Estos valores son los que el mundo contemporáneo necesita rescatar, precisamente en un momento en que la crisis ecológica, la deshumanización y la pérdida de sentido se agudizan. La cultura Selk’nam, lejos de ser un vestigio de un pasado «primitivo», se revela como una lección profunda y vigente para el presente, un recordatorio de que el verdadero progreso no se mide en términos de riqueza material ni en el control sobre los demás, sino en nuestra capacidad de vivir en armonía con la naturaleza y entre nosotros mismos.

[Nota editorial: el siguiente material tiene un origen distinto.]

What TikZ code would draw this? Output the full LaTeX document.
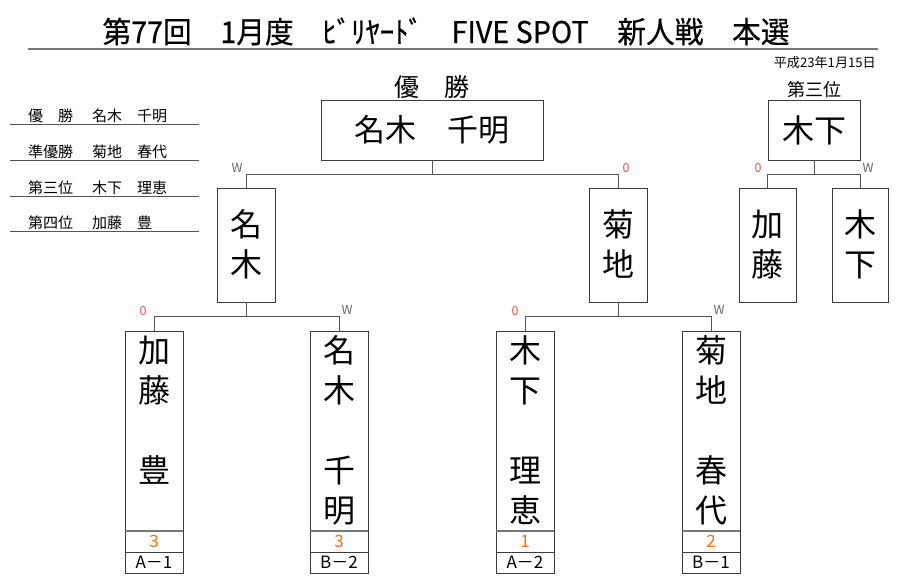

En este sentido, el legado Selk’nam debe ser reivindicado no como una nostalgia, sino como una crítica a los valores dominantes de nuestra época. Su visión del mundo nos invita a reflexionar sobre la idea de progreso, cuestionando su entendimiento lineal y tecnológico, y abriendo la puerta a una concepción alternativa que pone en el centro la equidad, la convivencia y el respeto por el entorno natural.
El pueblo fueguino, tiene la oportunidad histórica de redescubrir esta cultura y de integrarla a su identidad, no solo como una forma de reparación histórica, sino como una manera de construir un futuro más justo, solidario y ético.
Es esencial que el pueblo fueguino no se deje atrapar por las promesas vacías del progreso neoliberal, sino que recupere las enseñanzas de los Selk’nam, integrando sus valores de colaboración y respeto por la tierra como los cimientos de una sociedad que, en lugar de consumir, se construya desde la cooperación y la solidaridad. De esta manera, el genocidio Selk’nam, lejos de ser un hecho olvidado, puede convertirse en la llave para abrir una nueva etapa de conciencia social y cultural, una etapa que cuestione los principios de una civilización que aún hoy sigue basando su existencia en la explotación, la división y la deshumanización.
La cultura Selk’nam, con su sabiduría ancestral, nos ofrece una alternativa radical a la sociedad moderna: una sociedad que se sustente en la relación de reciprocidad con la naturaleza y entre los seres humanos, en la que la riqueza no sea medida por la acumulación material, sino por la calidad de las relaciones humanas y con el entorno.